Gaia Piccardi, Corriere della Sera 11/7/2014, 11 luglio 2014
NIBALI, IL SIGNORE IN GIALLO CI PRENDE GUSTO «ESSERE LEADER MI DÀ UNA CARICA IN PIÙ»
DALLA NOSTRA INVIATA REIMS — Le sue prigioni, tra le vigne profumate d’umidità e l’uva che sta acquistando il bouquet dello champagne, hanno l’allegria delle bollicine. «La maglia gialla costa un gran dispendio di energie fisiche e mentali, ma averla addosso in corsa mi dà una carica in più». Ostaggio delle sue stesse imprese, Vincenzò Nibalì è l’enfant du (nostro) pays cui il presidente Hollande stringe vigorosamente la mano alla fine della sesta tappa di un Tour che continua a parlare italiano tra i francesi, 194 km a 46.4 all’ora di media attraverso i campi di battaglia della Grande Guerra l’hanno condotto sano e salvo a Reims, dove Marcellone Kittel fora prima del rettilineo finale strozzandosi nello sprint, vince Gorilla Greipel (sesto centro in carriera al Tour), piccolo come un fantino, e al traguardo (oltre allo spagnolo Zandio: prosegue l’emorragia Sky) risulta non pervenuto Jesus Hernandez, gregario e amicone di Contador, che non riduce il distacco (+2’37’’) e accusa un colpo basso per il morale.
Poteva essere il giorno giusto per smazzare le carte, cedere la donna di picche a qualcun altro e pedalare più leggero verso i Vosgi, su cui domani il Tour comincerà ad arrampicarsi chiedendo a Contador di dare un cenno di vita, se nei tubolari della sua Tinkoff ne è rimasta un po’. «Ma la maillot jaune non si molla apposta, sarebbe un delitto: se succede, succede; sennò la difendi finché hai fiato nei polmoni» spiega bene Felice Gimondi, re del Tour ’65, dalla sua casa di Bergamo guardando la tappa alla tv, come a dire che solo pensare di privarsene sarebbe peccato mortale e infatti Vincenzino nostro, cattolico praticante, se la tiene appiccicata addosso alla faccia delle controindicazioni.

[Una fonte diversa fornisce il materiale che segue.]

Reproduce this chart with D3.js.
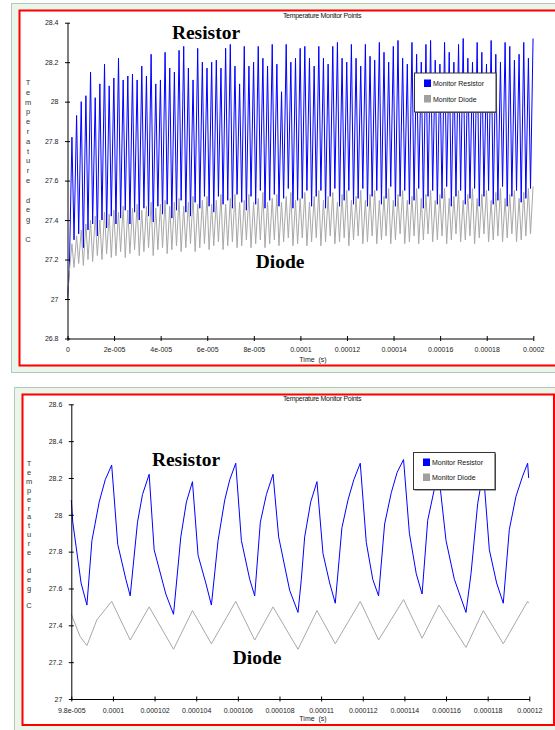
<!DOCTYPE html>
<html><head><meta charset="utf-8">
<script src="https://cdn.jsdelivr.net/npm/d3@7"></script>
<style>body{margin:0;background:#fff}svg{display:block}</style>
</head><body><svg id="c" width="555" height="730"></svg>
<script>
// ---------- DATA (top chart: per-cycle extremes, period 2 µs) ----------
const topResPeak = [27.82,27.93,28.00,28.03,28.15,28.02,28.09,28.19,28.08,28.12,
 28.22,28.11,28.13,28.14,28.11,28.18,28.13,28.24,28.09,28.11,
 28.25,28.17,28.15,28.26,28.28,28.17,28.11,28.27,28.20,28.17,
 28.20,28.21,28.17,28.27,28.29,28.18,28.09,28.28,28.18,28.20,
 28.28,28.22,28.18,28.29,28.19,28.05,28.29,28.20,28.22,28.27,
 28.28,28.22,28.18,28.28,28.22,28.19,28.28,28.30,28.22,28.20,
 28.29,28.22,28.18,28.29,28.23,28.21,28.30,28.25,28.20,28.28,
 28.31,28.22,28.19,28.30,28.24,28.20,28.29,28.31,28.21,28.19,
 28.30,28.25,28.20,28.29,28.32,28.22,28.20,28.30,28.25,28.19,
 28.31,28.24,28.20,28.30,28.28,28.21,28.24,28.30,28.22,28.32];
const topResTrough = [27.15,27.30,27.33,27.26,27.35,27.38,27.32,27.40,27.36,27.42,
 27.38,27.41,27.45,27.38,27.44,27.40,27.46,27.42,27.39,27.47,
 27.43,27.48,27.41,27.45,27.50,27.44,27.42,27.49,27.46,27.52,
 27.47,27.44,27.52,27.48,27.50,27.46,27.53,27.49,27.45,27.52,
 27.48,27.55,27.46,27.50,27.53,27.47,27.51,27.56,27.46,27.50,
 27.51,27.55,27.47,27.52,27.55,27.46,27.52,27.56,27.47,27.50,
 27.55,27.48,27.51,27.56,27.47,27.52,27.55,27.48,27.51,27.57,
 27.47,27.52,27.55,27.48,27.50,27.56,27.46,27.52,27.55,27.48,
 27.51,27.57,27.47,27.52,27.55,27.48,27.51,27.56,27.47,27.52,
 27.55,27.48,27.50,27.57,27.47,27.52,27.55,27.49,27.51,27.56];
const topDioPeak = [27.28,27.32,27.35,27.38,27.40,27.42,27.40,27.44,27.43,27.45,
 27.44,27.47,27.45,27.46,27.48,27.45,27.47,27.49,27.46,27.48,
 27.50,27.47,27.49,27.51,27.47,27.49,27.52,27.48,27.50,27.52,
 27.48,27.50,27.53,27.48,27.51,27.53,27.49,27.50,27.53,27.49,
 27.51,27.54,27.49,27.51,27.53,27.49,27.52,27.54,27.50,27.51,
 27.54,27.49,27.52,27.55,27.50,27.52,27.54,27.49,27.53,27.55,
 27.50,27.52,27.55,27.50,27.53,27.55,27.50,27.52,27.56,27.50,
 27.53,27.55,27.50,27.52,27.56,27.51,27.53,27.55,27.50,27.53,
 27.56,27.51,27.52,27.55,27.50,27.53,27.56,27.51,27.53,27.55,
 27.50,27.54,27.56,27.51,27.53,27.55,27.51,27.54,27.56,27.57];
const topDioTrough = [27.14,27.16,27.18,27.17,27.20,27.19,27.22,27.20,27.23,27.21,
 27.22,27.24,27.21,27.23,27.25,27.22,27.24,27.26,27.22,27.25,
 27.26,27.23,27.25,27.27,27.24,27.26,27.28,27.24,27.26,27.28,
 27.25,27.27,27.29,27.25,27.27,27.29,27.26,27.27,27.30,27.26,
 27.28,27.30,27.26,27.28,27.30,27.27,27.29,27.31,27.27,27.28,
 27.31,27.27,27.29,27.31,27.27,27.29,27.32,27.28,27.29,27.31,
 27.27,27.30,27.32,27.28,27.29,27.32,27.28,27.30,27.32,27.28,
 27.30,27.33,27.28,27.29,27.32,27.28,27.30,27.33,27.29,27.30,
 27.32,27.28,27.30,27.33,27.29,27.30,27.32,27.28,27.31,27.33,
 27.29,27.30,27.32,27.29,27.31,27.33,27.29,27.30,27.32,27.33];
const topStartValue = 27.0;

// ---------- DATA (bottom chart, µs / °C) ----------
const botResTime = [98.0,98.07,98.47,98.75,98.99,99.34,99.63,99.94,100.23,100.62,100.83,101.18,101.42,101.74,
 101.98,102.54,102.91,103.26,103.53,103.82,104.09,104.46,104.73,105.05,105.37,105.61,105.90,
 106.17,106.57,106.81,107.08,107.37,107.69,107.96,108.49,108.89,109.05,109.21,109.50,109.80,
 110.09,110.41,110.68,111.00,111.29,111.57,111.88,112.17,112.48,112.76,113.05,113.37,113.65,113.96,
 114.24,114.57,114.85,115.12,115.44,115.66,116.00,116.40,116.96,117.20,117.52,117.79,
 118.08,118.43,118.75,119.04,119.36,119.68,119.92,119.97];
const botResValue = [28.08,27.96,27.63,27.51,27.86,28.07,28.19,28.27,27.84,27.65,27.56,27.96,28.11,28.22,
 27.81,27.57,27.46,27.88,28.07,28.18,27.78,27.63,27.51,27.86,28.08,28.19,28.28,
 27.86,27.65,27.56,27.96,28.11,28.22,27.88,27.59,27.47,27.65,27.88,28.07,28.18,
 27.79,27.63,27.52,27.93,28.08,28.19,28.28,27.85,27.65,27.56,27.95,28.12,28.23,28.30,
 27.90,27.68,27.57,27.97,28.14,28.21,27.86,27.65,27.47,27.68,28.06,28.24,
 27.81,27.63,27.52,27.92,28.10,28.21,28.28,28.20];
const botDioTime = [98.0,98.42,98.75,99.23,99.94,100.83,101.74,102.91,103.82,104.73,105.90,106.81,107.69,
 108.89,109.80,110.68,111.88,112.76,113.96,114.85,115.66,116.96,117.79,118.75,119.92,119.97];
const botDioValue = [27.46,27.34,27.29,27.43,27.53,27.32,27.50,27.27,27.48,27.30,27.53,27.32,27.50,
 27.27,27.48,27.30,27.53,27.32,27.54,27.33,27.51,27.28,27.48,27.30,27.53,27.52];

const seriesNames = ["Monitor Resistor","Monitor Diode"];
const seriesColors = ["#0000ff","#a8a8a8"];
const title = "Temperature Monitor Points";
const yLabel = "Temperature deg C";
const xLabel = "Time  (s)";
const topYTicks = [26.8,27,27.2,27.4,27.6,27.8,28,28.2,28.4];
const topXTicks = [0,2e-5,4e-5,6e-5,8e-5,1e-4,1.2e-4,1.4e-4,1.6e-4,1.8e-4,2e-4];
const topXTickLabels = ["0","2e-005","4e-005","6e-005","8e-005","0.0001","0.00012","0.00014","0.00016","0.00018","0.0002"];
const botYTicks = [27,27.2,27.4,27.6,27.8,28,28.2,28.4,28.6];
const botXTicks = [9.8e-5,1e-4,1.02e-4,1.04e-4,1.06e-4,1.08e-4,1.1e-4,1.12e-4,1.14e-4,1.16e-4,1.18e-4,1.2e-4];
const botXTickLabels = ["9.8e-005","0.0001","0.000102","0.000104","0.000106","0.000108","0.00011","0.000112","0.000114","0.000116","0.000118","0.00012"];

// ---------- build series ----------
const period = 2e-6;
function cycles(peaks, troughs){
  const pts=[[0, topStartValue]];
  peaks.forEach((p,k)=>{ pts.push([k*period+0.8e-6, troughs[k]]); pts.push([k*period+1.9e-6, p]); });
  return pts;
}
const topRes = cycles(topResPeak, topResTrough);
const topDio = cycles(topDioPeak, topDioTrough);
const botRes = botResTime.map((t,i)=>[t*1e-6, botResValue[i]]);
const botDio = botDioTime.map((t,i)=>[t*1e-6, botDioValue[i]]);

const SANS = '"Liberation Sans", Arial, sans-serif';
const SERIF = '"Liberation Serif", "Times New Roman", serif';
const svg = d3.select("#c");

function panel(cfg){
  const g = svg.append("g");
  g.append("rect").attr("x",cfg.outer[0]+0.5).attr("y",cfg.outer[1]+0.5).attr("width",cfg.outer[2]).attr("height",cfg.outer[3])
    .attr("fill","#e9f6e9").attr("stroke","#b9c6b9");
  g.append("rect").attr("x",cfg.red[0]).attr("y",cfg.red[1]).attr("width",cfg.red[2]).attr("height",cfg.red[3])
    .attr("fill","#fff").attr("stroke","#ff0000").attr("stroke-width",2);
  const x = d3.scaleLinear().domain(cfg.xDomain).range(cfg.xRange);
  const y = d3.scaleLinear().domain(cfg.yDomain).range(cfg.yRange);
  const line = d3.line().x(d=>x(d[0])).y(d=>y(d[1]));
  g.append("path").datum(cfg.res).attr("d",line).attr("fill","none").attr("stroke",seriesColors[0]).attr("stroke-width",1);
  g.append("path").datum(cfg.dio).attr("d",line).attr("fill","none").attr("stroke",seriesColors[1]).attr("stroke-width",1);

  // axes
  const ya = d3.axisLeft(y).tickValues(cfg.yTicks).tickSize(0).tickPadding(9).tickFormat(d3.format("~g"));
  const yg = g.append("g").attr("transform",`translate(${cfg.xRange[0]},0)`).call(ya);
  const xa = d3.axisBottom(x).tickValues(cfg.xTicks).tickSize(0).tickPadding(9).tickFormat((d,i)=>cfg.xTickLabels[i]);
  const xg = g.append("g").attr("transform",`translate(0,${cfg.yRange[0]})`).call(xa);
  [yg,xg].forEach(a=>{
    a.attr("font-family",null).attr("font-size",null);
    a.select(".domain").attr("stroke","#000").attr("stroke-width",1);
    a.selectAll("text").style("font-size","7px").style("font-family",SANS).attr("fill","#222");
  });
  yg.selectAll(".tick").append("line").attr("x1",-2.5).attr("x2",2.5).attr("stroke","#000");
  xg.selectAll(".tick").append("line").attr("y1",-2.5).attr("y2",2.5).attr("stroke","#000");

  g.append("text").attr("x",cfg.titlePos[0]).attr("y",cfg.titlePos[1]).attr("text-anchor","middle")
    .style("font-family",SANS).style("font-size","7px").attr("letter-spacing","-0.3px").attr("fill","#111").text(title);
  g.append("text").attr("x",cfg.xLabelPos[0]).attr("y",cfg.xLabelPos[1]).attr("text-anchor","middle")
    .style("font-family",SANS).style("font-size","7px").attr("fill","#222").style("white-space","pre").text(xLabel);
  // vertical stacked y label
  const letters = yLabel.split("");
  g.append("g").selectAll("text").data(letters).join("text")
    .attr("x",cfg.yLabelPos[0]).attr("y",(d,i)=>cfg.yLabelPos[1]+i*cfg.yLabelStep).attr("text-anchor","middle")
    .style("font-family",SANS).style("font-size","7.5px").attr("fill","#333").text(d=>d);

  // big annotations
  g.append("text").attr("x",cfg.resLabel[0]).attr("y",cfg.resLabel[1]).attr("text-anchor","middle")
    .style("font-family",SERIF).style("font-weight","bold").style("font-size","19.5px").attr("fill","#000").text("Resistor");
  g.append("text").attr("x",cfg.dioLabel[0]).attr("y",cfg.dioLabel[1]).attr("text-anchor","middle")
    .style("font-family",SERIF).style("font-weight","bold").style("font-size","19.5px").attr("fill","#000").text("Diode");

  // legend
  const [lx,ly,lw,lh] = cfg.legend;
  const lg = g.append("g");
  lg.append("rect").attr("x",lx+1.5).attr("y",ly+1.5).attr("width",lw).attr("height",lh).attr("fill","#555");
  lg.append("rect").attr("x",lx+0.5).attr("y",ly+0.5).attr("width",lw).attr("height",lh).attr("fill","#fff").attr("stroke","#333");
  seriesNames.forEach((n,i)=>{
    const yy = ly + cfg.legendRow0 + i*cfg.legendStep;
    lg.append("rect").attr("x",lx+10).attr("y",yy-4).attr("width",7).attr("height",7.5).attr("fill",i===0?seriesColors[0]:"#a0a0a0");
    lg.append("text").attr("x",lx+19).attr("y",yy+2.5).style("font-family",SANS).style("font-size","7px").attr("fill","#111").text(n);
  });
}

panel({
  outer:[11,3,560,369], red:[19.5,10.5,560,355],
  xDomain:[0,2e-4], xRange:[67.5,533.3], yDomain:[26.8,28.4], yRange:[338.5,22.7],
  yTicks:topYTicks, xTicks:topXTicks, xTickLabels:topXTickLabels,
  res:topRes, dio:topDio,
  titlePos:[322,18], xLabelPos:[313,362], yLabelPos:[28,85], yLabelStep:9.8,
  resLabel:[206,39], dioLabel:[280,268],
  legend:[414,72.5,81.5,39], legendRow0:11, legendStep:15.5
});
panel({
  outer:[14,387,560,360], red:[22.5,394.5,531.5,330.5],
  xDomain:[9.8e-5,1.2e-4], xRange:[71.3,529.3], yDomain:[27,28.6], yRange:[699,404.3],
  yTicks:botYTicks, xTicks:botXTicks, xTickLabels:botXTickLabels,
  res:botRes, dio:botDio,
  titlePos:[322,400.5], xLabelPos:[313,721], yLabelPos:[29,466], yLabelStep:8.9,
  resLabel:[186,466], dioLabel:[257,664],
  legend:[413,452,81.5,37], legendRow0:10.5, legendStep:15
});
</script></body></html>
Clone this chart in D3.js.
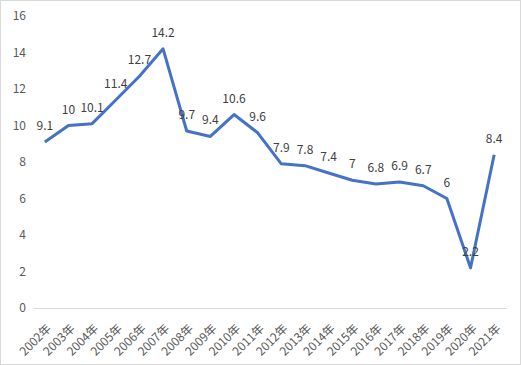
<!DOCTYPE html>
<html>
<head>
<meta charset="utf-8">
<script src="https://cdn.jsdelivr.net/npm/d3@7"></script>
<style>
  body { margin: 0; background: #fff; }
  text { font-family: "Noto Sans CJK SC", Calibri, "Liberation Sans", sans-serif; }
</style>
</head>
<body>
<svg id="chart" width="521" height="365"></svg>
<script>
const years = ['2002年', '2003年', '2004年', '2005年', '2006年', '2007年', '2008年', '2009年', '2010年', '2011年',
  '2012年', '2013年', '2014年', '2015年', '2016年', '2017年', '2018年', '2019年', '2020年', '2021年']
const growth = [9.1, 10, 10.1, 11.4, 12.7, 14.2, 9.7, 9.4, 10.6, 9.6, 7.9, 7.8, 7.4, 7, 6.8, 6.9, 6.7, 6, 2.2, 8.4]
const yTicks = [0, 2, 4, 6, 8, 10, 12, 14, 16]

const svg = d3.select('#chart')
const width = 521
const height = 365
const margin = { top: 16, right: 15, bottom: 57, left: 33 }

svg.append('rect')
  .attr('x', 0.5).attr('y', 0.5)
  .attr('width', width - 1).attr('height', height - 1)
  .attr('fill', '#fff')
  .attr('stroke', '#d9d9d9')

const data = years.map((y, i) => ({ year: y, value: growth[i] }))

const x = d3.scaleBand()
  .domain(years)
  .range([margin.left, width - margin.right])

const y = d3.scaleLinear()
  .domain([0, 16])
  .range([height - margin.bottom, margin.top])

// y axis labels, no line
const yAxis = svg.append('g')
  .attr('transform', `translate(${margin.left},0)`)
  .call(d3.axisLeft(y).tickValues(yTicks).tickSize(0).tickPadding(7))
yAxis.select('.domain').remove()
yAxis.selectAll('text')
  .attr('fill', '#595959')
  .style('font-size', '12px')

// x axis with baseline
const xAxis = svg.append('g')
  .attr('transform', `translate(0,${y(0)})`)
  .call(d3.axisBottom(x).tickSize(0).tickPadding(6))
xAxis.select('.domain').attr('stroke', '#d9d9d9')
xAxis.selectAll('text')
  .attr('fill', '#595959')
  .style('font-size', '12px')
  .attr('text-anchor', 'end')
  .attr('dy', '0.35em')
  .attr('transform', 'translate(0,14) rotate(-45)')

const cx = d => x(d.year) + x.bandwidth() / 2

svg.append('path')
  .datum(data)
  .attr('fill', 'none')
  .attr('stroke', '#4472C4')
  .attr('stroke-width', 3)
  .attr('stroke-linejoin', 'round')
  .attr('d', d3.line().x(cx).y(d => y(d.value)))

svg.append('g')
  .selectAll('text')
  .data(data)
  .enter()
  .append('text')
  .attr('x', cx)
  .attr('y', d => y(d.value) - 12)
  .attr('text-anchor', 'middle')
  .attr('fill', '#404040')
  .style('font-size', '12px')
  .text(d => d.value)
</script>
</body>
</html>
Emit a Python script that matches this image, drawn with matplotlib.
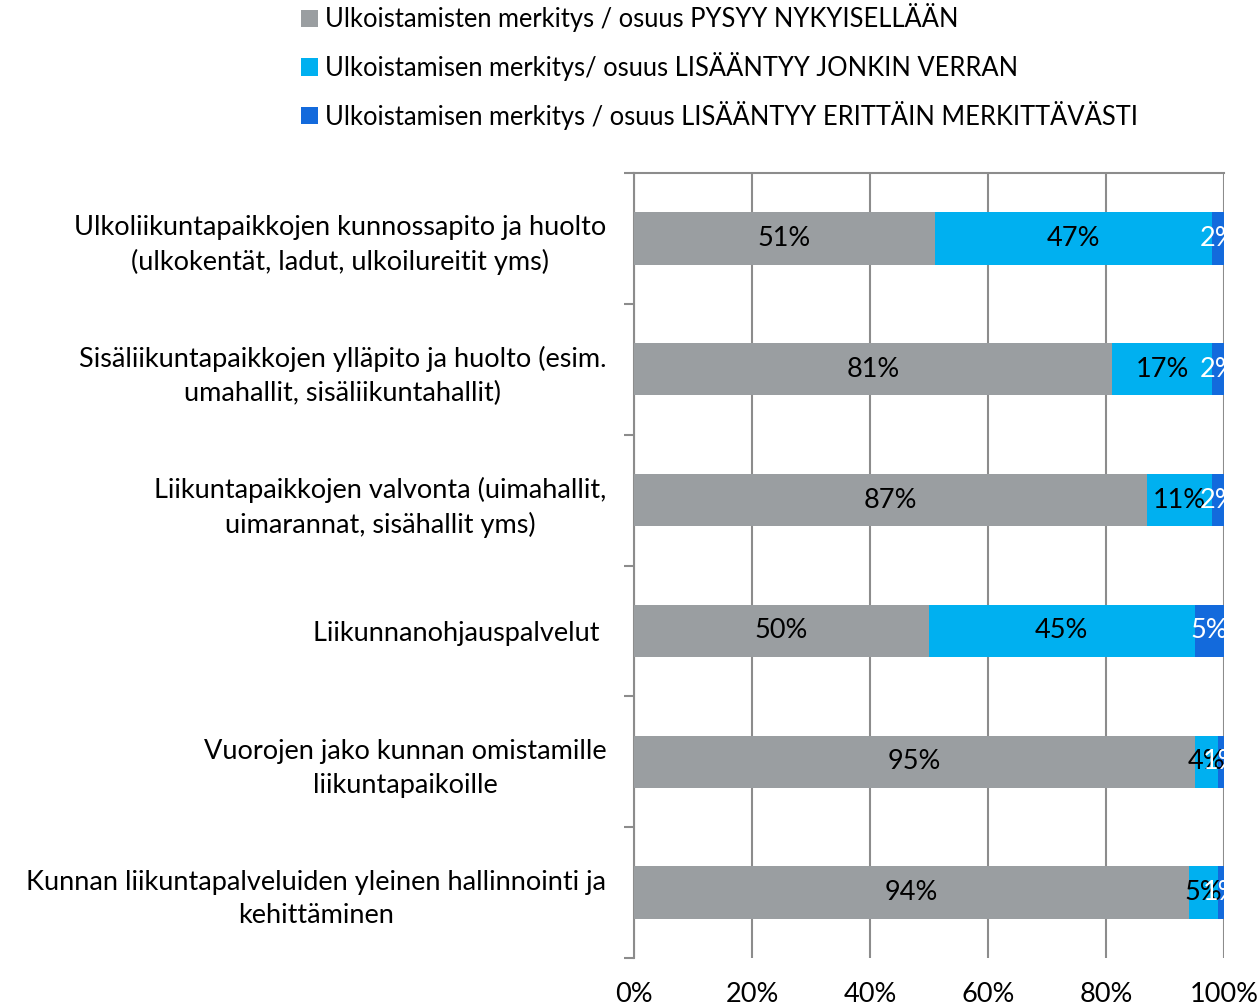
import numpy as np
import matplotlib.pyplot as plt
from matplotlib.ticker import FixedLocator, PercentFormatter

plt.rcParams['font.family'] = ['Lato', 'DejaVu Sans']

categories = [
    'Ulkoliikuntapaikkojen kunnossapito ja huolto\n(ulkokentät, ladut, ulkoilureitit yms)',
    'Sisäliikuntapaikkojen ylläpito ja huolto (esim.\numahallit, sisäliikuntahallit)',
    'Liikuntapaikkojen valvonta (uimahallit,\nuimarannat, sisähallit yms)',
    'Liikunnanohjauspalvelut ',
    'Vuorojen jako kunnan omistamille\nliikuntapaikoille',
    'Kunnan liikuntapalveluiden yleinen hallinnointi ja\nkehittäminen',
]
series_names = [
    'Ulkoistamisten merkitys / osuus PYSYY NYKYISELLÄÄN',
    'Ulkoistamisen merkitys/ osuus LISÄÄNTYY JONKIN VERRAN',
    'Ulkoistamisen merkitys / osuus LISÄÄNTYY ERITTÄIN MERKITTÄVÄSTI',
]
pysyy = [51, 81, 87, 50, 95, 94]
jonkin = [47, 17, 11, 45, 4, 5]
merkittavasti = [2, 2, 2, 5, 1, 1]

colors = ['#9A9EA1', '#00B0F0', '#136ADC']
label_colors = ['black', 'black', 'white']
fs = 19.5

fig = plt.figure(figsize=(12.6, 10.08), dpi=100)
ax = fig.add_axes([634 / 1260, 1 - 958 / 1008, 590 / 1260, 785 / 1008])

y = np.arange(len(categories))
left = np.zeros(len(categories))
for vals, name, col, lc in zip([pysyy, jonkin, merkittavasti], series_names, colors, label_colors):
    v = np.array(vals, dtype=float)
    bars = ax.barh(y, v, left=left, height=0.4, color=col, label=name, zorder=3)
    for b, val in zip(bars, v):
        ax.text(b.get_x() + b.get_width() / 2, b.get_y() + b.get_height() / 2,
                f'{int(val)}%', ha='center', va='center', color=lc, fontsize=fs,
                zorder=4, clip_on=False)
    left += v

ax.set_xlim(0, 100)
ax.set_ylim(len(categories) - 0.5, -0.5)
ax.xaxis.set_major_locator(FixedLocator([0, 20, 40, 60, 80, 100]))
ax.xaxis.set_major_formatter(PercentFormatter(decimals=0))
ax.tick_params(axis='x', length=0, pad=17, labelsize=fs)
ax.grid(axis='x', color='#8C8C8C', linewidth=1.5, zorder=0)

ax.set_yticks(y)
ax.set_yticklabels(categories, fontsize=fs, multialignment='center', linespacing=1.42)
ax.yaxis.set_minor_locator(FixedLocator(np.arange(-0.5, len(categories), 1)))
ax.tick_params(axis='y', which='major', length=0, pad=20)
ax.tick_params(axis='y', which='minor', length=7, width=1.5, color='#8C8C8C')

for s in ['right', 'bottom']:
    ax.spines[s].set_visible(False)
ax.spines['left'].set_color('#8C8C8C')
ax.spines['left'].set_linewidth(1.5)
ax.spines['top'].set_color('#8C8C8C')
ax.spines['top'].set_linewidth(1.5)

handles, labels = ax.get_legend_handles_labels()
fig.legend(handles, labels, loc='upper left', bbox_to_anchor=(298 / 1260, 1.0),
           frameon=False, fontsize=18.4, handlelength=0.65, handleheight=0.65,
           handletextpad=0.3, labelspacing=0.78, borderaxespad=0, borderpad=0.12)

plt.savefig('out.png', dpi=100)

Il team (Astana) e i sodali (il d.s. Paolo Slongo e il massaggiatore Michele Pallini) l’hanno chiuso in una bolla. Niente giornali («No, non ho visto l’Equipe che definiva dantesca la mia impresa sul pavé…»), twitter al minimo sindacale, la moglie Rachele non prima di Parigi, quando i giochi saranno fatti. «Viviamo con inconsapevolezza totale tutto quello che sta succedendo, e va bene così» sussurra Michele sul rettilineo d’arrivo con il prezioso contenuto della maglia gialla tra le braccia: per lui borraccia con i carboidrati, maglia fresca, cappellino e scarpe comode, come da programma. Protetto dalla sua routine, che dà alle giornate in bicicletta una rassicurante nota di ripetitività, Nibali sta attraversando questo trekking dentro se stesso con serenità che lascia basiti i rivali, ma non chi lo conosce a menadito. Il c.t. azzurro Davide Cassani, per esempio: «Alla vigilia del Tour l’ho visto tranquillo, ma da quando è partita la corsa è in uno stato di grazia. La sicurezza con cui Vincenzo ha corso sul pavé mi ha davvero sorpreso. E questa maglia gialla ormai fa parte del suo mondo: è vero che gli toglie almeno un’ora di riposo a fine tappa ma gli restituisce carica, con gli interessi, in bici. Cederla volutamente rischierebbe di spezzare questo delicato equilibrio. Troppo rischioso. E lui lo sa…”.
Avanti così, dunque, fino a nuovo ordine naturale delle cose. Oggi la Valle della Marna ospita una sgroppata di 234,5 km (non è la tappa più lunga) verso Nancy. Prevista altra pioggia, e asfalto-saponetta. Di fronte all’ennesima caduta collettiva, ieri il leader ha chiesto al plotone di rallentare l’andatura per far rientrare i feriti. Il gruppo ha eseguito. Non spiccica né inglese né francese, Nibalì, ma a volte un colore vale più di mille parole.